Box Office: ''X-Men: Apocalypse'' hits $65 million, ''Alice Through the Looking Glass'' flops
James McAvoy, Tye Sheridan, Evan Peters, Carolina Bartczak, Jim Gianopulos, Rose Byrne, Alexandra Shipp, Lana Condor, and Simon Kinberg attend the 'X-Men Apocalypse' New York screening at Entertainment Weekly on May 24, 2016 in New York City.
Fox`s "X-Men: Apocalypse" and Disney`s "Alice Through the Looking Glass" squared off over Memorial Day weekend, but both blockbuster hopefuls emerged bruised from this box office clash of the titans.

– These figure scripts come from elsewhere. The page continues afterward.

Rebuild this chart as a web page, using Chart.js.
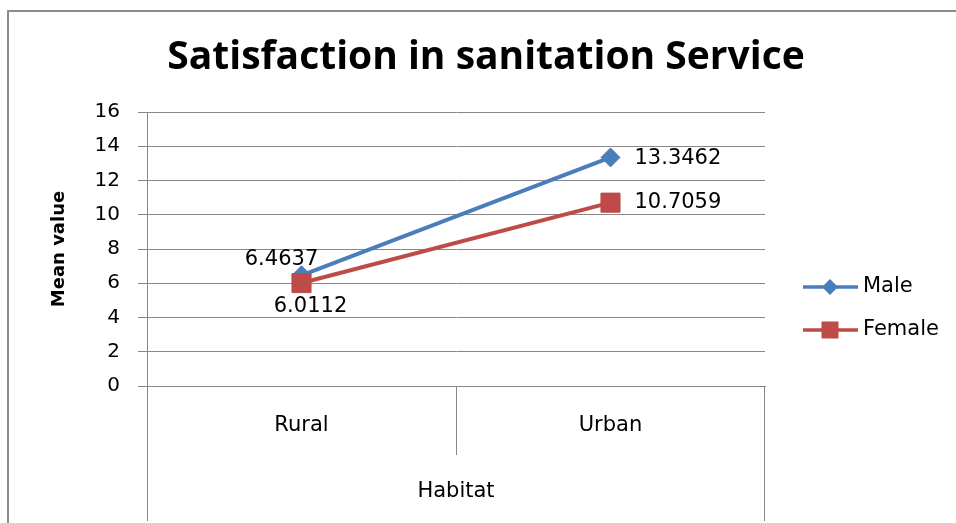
<!DOCTYPE html>
<html><head><meta charset="utf-8">
<script src="https://cdn.jsdelivr.net/npm/chart.js@4"></script>
<style>html,body{margin:0;padding:0;background:#fff}#wrap{width:956px;height:523px;position:relative}</style>
</head><body><div id="wrap"><canvas id="c"></canvas></div>
<script>
// ---- data ----
const categories = ['Rural', 'Urban'];
const seriesNames = ['Male', 'Female'];
const maleValues = [6.4637, 13.3462];
const femaleValues = [6.0112, 10.7059];
const yMin = 0, yMax = 16, yStep = 2;
const chartTitle = 'Satisfaction in sanitation Service';
const yTitle = 'Mean value';
const xTitle = 'Habitat';

// ---- styles ----
const BLUE = '#4a7ebb', RED = '#be4b48', GRID = '#888888', TEXT = '#000000';
const FONT = "'DejaVu Sans', sans-serif";
const labelPlacement = [
  [{dx: -20, dy: -16, align: 'center'}, {dx: 24, dy: 1, align: 'left'}],
  [{dx: 9, dy: 23, align: 'center'}, {dx: 24, dy: 0, align: 'left'}]
];
const legendRows = [287, 330];

const decor = {
  id: 'decor',
  beforeDraw(chart) {
    const ctx = chart.ctx;
    ctx.save();
    ctx.strokeStyle = '#8c8c8c'; ctx.lineWidth = 2;
    ctx.beginPath(); ctx.moveTo(8, chart.height); ctx.lineTo(8, 11); ctx.lineTo(chart.width, 11); ctx.stroke();
    ctx.restore();
  },
  afterDatasetsDraw(chart) {
    const ctx = chart.ctx;
    ctx.save();
    ctx.font = "21px " + FONT; ctx.fillStyle = TEXT; ctx.textBaseline = 'middle';
    chart.data.datasets.forEach((ds, i) => {
      const meta = chart.getDatasetMeta(i);
      meta.data.forEach((pt, j) => {
        const p = labelPlacement[i][j];
        ctx.textAlign = p.align;
        ctx.fillText(String(ds.data[j]), pt.x + p.dx, pt.y + p.dy);
      });
    });
    ctx.restore();
  },
  afterDraw(chart) {
    const ctx = chart.ctx, a = chart.chartArea, x = chart.scales.x;
    ctx.save();
    ctx.strokeStyle = GRID; ctx.lineWidth = 1;
    const l = Math.round(a.left) + 0.5, r = Math.round(a.right) - 0.5;
    const m = Math.round(x.getPixelForValue(0.5)) + 0.5;
    const b = Math.round(a.bottom);
    ctx.beginPath();
    ctx.moveTo(l, b); ctx.lineTo(l, 521);
    ctx.moveTo(r, b); ctx.lineTo(r, 521);
    ctx.moveTo(m, b); ctx.lineTo(m, 455);
    ctx.stroke();
    // legend
    chart.data.datasets.forEach((ds, i) => {
      const y = legendRows[i];
      ctx.strokeStyle = ds.borderColor; ctx.fillStyle = ds.borderColor; ctx.lineWidth = 3.5;
      ctx.beginPath(); ctx.moveTo(803, y); ctx.lineTo(858, y); ctx.stroke();
      ctx.beginPath();
      if (ds.pointStyle === 'rectRot') {
        ctx.moveTo(830, y - 8); ctx.lineTo(838, y); ctx.lineTo(830, y + 8); ctx.lineTo(822, y); ctx.closePath();
      } else {
        ctx.rect(821.5, y - 8.5, 17, 17);
      }
      ctx.fill();
      ctx.fillStyle = TEXT; ctx.font = "21px " + FONT; ctx.textAlign = 'left'; ctx.textBaseline = 'middle';
      ctx.fillText(ds.label, 863, y);
    });
    ctx.restore();
  }
};

new Chart(document.getElementById('c'), {
  type: 'line',
  data: {
    labels: categories,
    datasets: [
      {label: seriesNames[0], data: maleValues, borderColor: BLUE, backgroundColor: BLUE, borderWidth: 4,
       pointStyle: 'rectRot', pointRadius: 9.5, pointBorderWidth: 1, pointBorderColor: BLUE, pointBackgroundColor: BLUE, order: 1, tension: 0},
      {label: seriesNames[1], data: femaleValues, borderColor: RED, backgroundColor: RED, borderWidth: 4,
       pointStyle: 'rect', pointRadius: 13.5, pointBorderWidth: 1, pointBorderColor: RED, pointBackgroundColor: RED, order: 0, tension: 0}
    ]
  },
  options: {
    responsive: true, maintainAspectRatio: false, animation: false, events: [],
    layout: {padding: {left: 16, right: 0, top: 0, bottom: 0}},
    plugins: {
      legend: {display: false}, tooltip: {enabled: false},
      title: {display: true, text: chartTitle, color: TEXT,
        font: {family: "'Open Sans', 'DejaVu Sans', sans-serif", size: 39, weight: 'bold', lineHeight: 1.2},
        padding: {top: 34, bottom: 31.2}}
    },
    scales: {
      x: {
        type: 'category', offset: true,
        grid: {display: false, drawTicks: false},
        border: {display: true, color: GRID, width: 1},
        ticks: {color: TEXT, padding: 27, font: {family: FONT, size: 21}},
        title: {display: true, text: xTitle, color: TEXT, font: {family: FONT, size: 21}, padding: {top: 0, bottom: 19}},
        afterFit(s) { s.height = 137; }
      },
      y: {
        min: yMin, max: yMax,
        ticks: {stepSize: yStep, color: TEXT, padding: 18, font: {family: FONT, size: 20}},
        grid: {color: GRID, lineWidth: 1, tickLength: 9, drawTicks: true},
        border: {display: true, color: GRID, width: 1},
        title: {display: true, text: yTitle, color: TEXT, font: {family: FONT, size: 18, weight: 'bold'}, padding: {top: 33, bottom: 0}},
        afterFit(s) { s.width = 131; }
      },
      yR: {
        position: 'right', display: true, min: 0, max: 1,
        grid: {display: false, drawTicks: false}, border: {display: false}, ticks: {display: false},
        afterFit(s) { s.width = 191; }
      }
    }
  },
  plugins: [decor]
});
</script>
</body></html>
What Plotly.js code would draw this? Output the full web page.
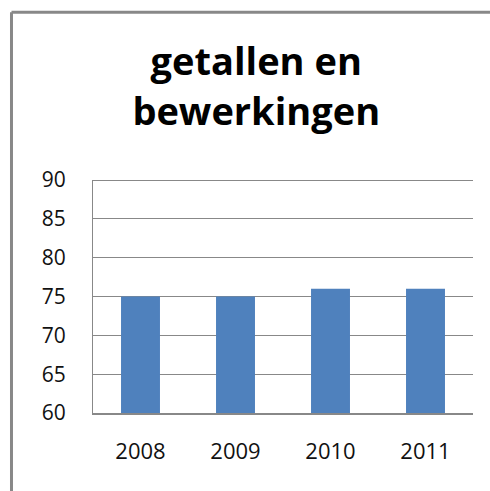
<!DOCTYPE html>
<html><head><meta charset="utf-8">
<script src="https://cdn.plot.ly/plotly-3.0.1.min.js"></script>
<style>html,body{margin:0;padding:0;background:#fff}#c{width:490px;height:491px}</style>
</head><body><div id="c"></div>
<script>
var categories = ["2008", "2009", "2010", "2011"];
var values = [75, 75, 76, 76];
var yTicks = [60, 65, 70, 75, 80, 85, 90];

var data = [{
  type: "bar",
  x: categories,
  y: values,
  marker: {color: "#4F81BD"},
  hoverinfo: "none"
}];

var layout = {
  width: 490, height: 491,
  margin: {l: 93, r: 17, t: 180, b: 78},
  paper_bgcolor: "#fff", plot_bgcolor: "#fff",
  showlegend: false,
  bargap: 0.59,
  title: {
    text: "getallen en<br>bewerkingen",
    font: {family: "Open Sans, Liberation Sans, sans-serif", size: 38, color: "#000", weight: "bold"},
    x: 0.523, xanchor: "center", xref: "container",
    y: 0.847, yanchor: "top", yref: "container"
  },
  xaxis: {
    type: "category",
    showgrid: false,
    showline: true, linecolor: "#888", linewidth: 2,
    ticks: "", ticklabelstandoff: 18,
    tickfont: {family: "Open Sans, Liberation Sans, sans-serif", size: 22, color: "#111"},
    fixedrange: true
  },
  yaxis: {
    range: [60, 90],
    tickvals: yTicks,
    ticktext: yTicks.map(String),
    showgrid: true, gridcolor: "#888", gridwidth: 1,
    showline: true, linecolor: "#888", linewidth: 1, mirror: false,
    zeroline: false,
    ticks: "", ticklabelstandoff: 22,
    tickfont: {family: "Open Sans, Liberation Sans, sans-serif", size: 21, color: "#111"},
    fixedrange: true
  },
  shapes: [
    {type: "line", xref: "paper", yref: "paper", x0: -0.2145, x1: -0.2145, y0: -0.6, y1: 1.72, line: {color: "#888", width: 3}},
    {type: "line", xref: "paper", yref: "paper", x0: -0.2145, x1: 1.0447, y0: 1.72, y1: 1.72, line: {color: "#888", width: 3}},
    {type: "line", xref: "paper", yref: "y", x0: 0, x1: 1, y0: 90, y1: 90, line: {color: "#888", width: 2}, layer: "below"}
  ]
};

Plotly.newPlot("c", data, layout, {displayModeBar: false, staticPlot: true});
</script></body></html>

The latest X-Men adventure easily topped the weekend, earning an estimated $65 million. It is on pace to pull in over $76 million over the four-day spell. That`s a solid start, but a significant drop off from the $110.5 million that the previous film, "X-Men: Days of Future Past," racked up over the 2014 Memorial Day holiday.
Things were much bleaker for "Alice Through the Looking Glass." The follow-up to 2010`s "Alice in Wonderland," which racked up more than $1 billion during its run, stumbled out of the gate, bombing with $28.1 million and a projected $35 over the four-day period. That`s a disastrous start for a film with an $170 million production budget.
The fantasy adventure will try to staunch the bleeding overseas, where "Alice Through the Looking Glass" grossed an estimated $65 million from such major territories as Italy, Russia, the United Kingdom, Australia, and Brazil. The film has opened in 72 percent of the international market, with France (June 1), Japan (July 1), and South Korea (Sept. 8) still on deck.
"Alice`s" opening is bad news for Johnny Depp, whose star has waned in recent years, its luster diminished by flops such as "Mortdecai" and "Transcendence." The actor was in the headlines over the weekend after his wife Amber Heard filed for divorce, alleging abuse.
Both new releases failed to hit tracking, with some analysts expecting "X-Men: Apocalypse" to debut to between $80 million and $100 million, and many box office sages projecting an "Alice" launch in the $55 million range. The competition appeared to take a chunk out of both film`s ticket sales.
Some analysts believe that the "Alice in Wonderland" sequel couldn`t compete in the crowded summer season. The first film debuted in the spring, when there were fewer major studio releases vying for attention.
"`X-Men` destroyed Alice, no question," said Jeff Bock, an analyst with Exhibitor Relations. "That`s what happens when a spring fling attempts to go fult-tilt summer blockbuster. We`ve seen this happen in the past and it usually doesn`t work out."
Sony`s "The Angry Birds Movie" took third place in its second weekend of release, earning approximately $19 million, to bring its domestic haul to roughly $72 million.
In fourth place, "Captain America: Civil War" added $15.1 million to its total. The super hero film has earned $377 million domestically, pushing it past "Deadpool" to become the year`s highest-grossing stateside release. "Neighbor`s 2: Sorority Rising" rounded out the top five, nabbing $9.1 million to push its domestic gross to $40.4 million after two weeks in theaters.